I's born 'fore war started and 'members when it ceased. I guess mammy's folks allus belonged to the Trammells, 'cause I 'member my grandpa, Josh Chiles, and my grandma, call Jeanette. I's a strappin' big girl when they dies. Grandpa used to say he come to Texas with Massa George Trammell's father when Rusk County was jus' a big woods, and the first two years he was hunter for the massa. He stay in the woods all the time, killing deer and wild hawgs and turkeys and coons and the like for the white folks to eat, and the land's full of Indians. He kinda taken up with them and had holes in the nose and ears. They was put there by the Indians for rings what they wore. Grandpa could talk mos' any Indian talk and he say he used to run off from his massa and stay with the Indians for weeks. The massa'd go to the Indian camp looking for grandpa and the Indians hided him out and say, 'No see him.'
How mammy and we'uns come to Texas, Massa George brung his wife and three chillen from Mississippi and he brung we'uns. Pappy belonged to Massa Moore over in Mississippi and Massa George didn't buy him, but after mammy got here, that 'fore I's born, pappy runs off and makes his way to Texas and gits Massa George to buy him.
Massa George and Missy America lived in a fine, big house and they owned more slaves and land than anybody in the county and they's the richest folks 'round there. Us slaves lived down the hill from the big house in a double row of log cabins and us had good beds, like our white folks. My grandpa made all the beds for the white folks and us niggers, too. Massa didn't want anything shoddy 'round him, he say, not even his nigger quarters.
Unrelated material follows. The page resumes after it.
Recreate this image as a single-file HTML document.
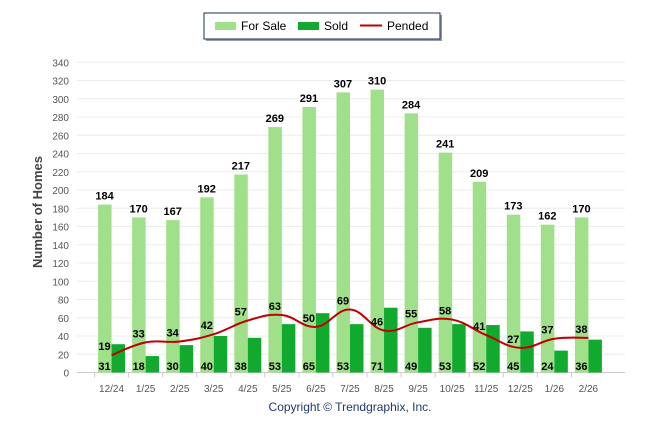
<!DOCTYPE html>
<html><head><meta charset="utf-8"><style>
body{margin:0;background:#fff;font-family:"Liberation Sans",Arial,sans-serif}
svg{display:block}
</style></head><body>
<svg id="c" width="646" height="434" xmlns="http://www.w3.org/2000/svg">
<g>
<rect x="206" y="15" width="236" height="26" fill="#2a3a5a" opacity="0.5"/>
<rect x="204" y="13" width="236" height="26" fill="#fff" stroke="#1f2d4d" stroke-width="1"/>
<g><rect x="215" y="22" width="21" height="8" fill="#a1e08a"/><text x="241" y="30" font-size="12" fill="#000">For Sale</text></g>
<g><rect x="298" y="22" width="21" height="8" fill="#12aa2e"/><text x="324" y="30" font-size="12" fill="#000">Sold</text></g>
<g><line x1="360" y1="25.5" x2="382" y2="25.5" stroke="#c00000" stroke-width="2"/><text x="387" y="30" font-size="12" fill="#000">Pended</text></g>
</g>
<g id="grid"></g><g id="bars"></g><g id="line"></g><g id="labels"></g>
<text x="42" y="212" font-size="13" font-weight="bold" fill="#444" text-anchor="middle" transform="rotate(-90 42 212)">Number of Homes</text>
<text x="350" y="411" font-size="12" fill="#1f3a6a" text-anchor="middle">Copyright © Trendgraphix, Inc.</text>
</svg>
<script>
const categories=["12/24","1/25","2/25","3/25","4/25","5/25","6/25","7/25","8/25","9/25","10/25","11/25","12/25","1/26","2/26"];
const forSale=[184,170,167,192,217,269,291,307,310,284,241,209,173,162,170];
const sold=[31,18,30,40,38,53,65,53,71,49,53,52,45,24,36];
const pended=[19,33,34,42,57,63,50,69,46,55,58,41,27,37,38];
const yTicks=[0,20,40,60,80,100,120,140,160,180,200,220,240,260,280,300,320,340];
const NS="http://www.w3.org/2000/svg";
const x0=77.5,band=34.06,y0=372.5,k=0.9125;
const X=i=>x0+(i+1)*band, Y=v=>y0-v*k;
function el(t,a,p,txt){const e=document.createElementNS(NS,t);for(const n in a)e.setAttribute(n,a[n]);if(txt!=null)e.textContent=txt;p.appendChild(e);return e;}
const G=document.getElementById('grid'),B=document.getElementById('bars'),L=document.getElementById('line'),T=document.getElementById('labels');
yTicks.forEach(v=>{
 const g=el('line',{x1:77,x2:625,y1:Y(v),y2:Y(v),stroke:'#ececec','stroke-width':1},G);
 
 
 const t=el('text',{x:69,y:Y(v)+4,'font-size':10,fill:'#555','text-anchor':'end'},G,v);
 
 
});
el('line',{x1:77,x2:625,y1:y0,y2:y0,stroke:'#ccc'},G);
categories.forEach((c,i)=>{
 const cx=X(i);
 const tm=el('line',{x1:cx-17,x2:cx-17,y1:y0,y2:y0+5,stroke:'#ccc'},G);
 
 
 const t=el('text',{x:cx,y:392,'font-size':10,fill:'#555','text-anchor':'middle'},G,c);
 
 
 const b1=el('rect',{x:cx-13.5,y:Y(forSale[i]),width:13.5,height:forSale[i]*k,fill:'#a1e08a'},B);
 
 
 const b2=el('rect',{x:cx,y:Y(sold[i]),width:13.5,height:sold[i]*k,fill:'#12aa2e'},B);
 
 
 const l1=el('text',{x:cx-7,y:Y(forSale[i])-5,'font-size':11,'font-weight':'bold',fill:'#000','text-anchor':'middle'},T,forSale[i]);
 
 
 const l2=el('text',{x:cx-7,y:370,'font-size':11,'font-weight':'bold',fill:'#000','text-anchor':'middle'},T,sold[i]);
 
 
 const l3=el('text',{x:cx-7,y:Y(pended[i])-5,'font-size':11,'font-weight':'bold',fill:'#000','text-anchor':'middle'},T,pended[i]);
 
 
});
const pts=pended.map((v,i)=>[X(i),Y(v)]);
let d=`M${pts[0][0]},${pts[0][1]}`;
for(let i=0;i<pts.length-1;i++){
 const p0=pts[Math.max(0,i-1)],p1=pts[i],p2=pts[i+1],p3=pts[Math.min(pts.length-1,i+2)];
 const t=0.2;
 d+=` C${p1[0]+(p2[0]-p0[0])*t},${p1[1]+(p2[1]-p0[1])*t} ${p2[0]-(p3[0]-p1[0])*t},${p2[1]-(p3[1]-p1[1])*t} ${p2[0]},${p2[1]}`;
}
const pl=el('path',{d:d,fill:'none',stroke:'#c00000','stroke-width':2},L);


</script>
</body></html>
I's sot all day handin' thread to my mammy to put in the loom, 'cause they give us homespun clothes, and you'd better keep 'em if you didn't want to go naked.
Massa had a overseer and nigger driver call Jacob Green. If a nigger was hard to make do the right thing, they ties him to a tree, but Massa George never whip 'em too hard, jus' 'nough to make 'em 'have.
The slaves what worked in the fields was woke up 'fore light with a horn and worked till dark, and then there was the stock to tend to and cloth to weave. The overseer come 'round at nine o'clock to see if all is in the bed and then go back to his own house. When us knowed he's sound asleep we'd slip out and run 'round, sometimes. They locked the young men up in a house at night and on Sunday to keep 'em from runnin' 'round. It was a log house and had cracks in it and once a little nigger boy pokes his hand in tryin' to tease them men and one of 'em chops his fingers off with the ax.
Massa didn' 'low no nigger to read and write, if he knowed it. George Wood was the only one could read and write and how he larn, a little boy on the 'jining place took up with him and they goes off in the woods and he shows George how to read and write. Massa never did find out 'bout that till after freedom.
We slips off and have prayer but daren't 'low the white folks know it and sometime we hums 'ligious songs low like when we's workin'. It was our way of prayin' to be free, but the white folks didn't know it. I 'member mammy used to sing like this:
'Am I born to die, to lay this body down.
Must my tremblin' spirit fly into worlds unknown,
The land of deepes' shade,
Only pierce' by human thought.'
Massa George 'lowed them what wanted to work a little ground for theyselves and grandpa made money sellin' wild turkey and hawgs to the poor white folks. He used to go huntin' at night or jus' when he could.
Them days we made our own med'cine out of horsemint and butterfly weed and Jerusalem oak and bottled them teas up for the winter. Butterfly Weed tea was for the pleurisy and the others for the chills and fever. As reg'lar as I got up I allus drank my asafoetida and tar water.
I 'member Massa George furnishes three of his niggers, Ed Chile and Jacob Green and Job Jester, for mule skinners. I seed the government come and take off a big bunch of mules off our place. Mos' onto four year after the war, three men comes to Massa George and makes him call us up and turn us loose. I heered 'em say its close onto four year we's been free, but that's the first we knowed 'bout it.
Pappy goes to work at odd jobs and mammy and I goes to keep house for a widow woman and I stays there till I marries, and that to Tom Smith. We had five chillen and now Tom's dead and I lives on that pension from the government, what is $16.00 a month, and I's glad to git it, 'cause I's too old to work.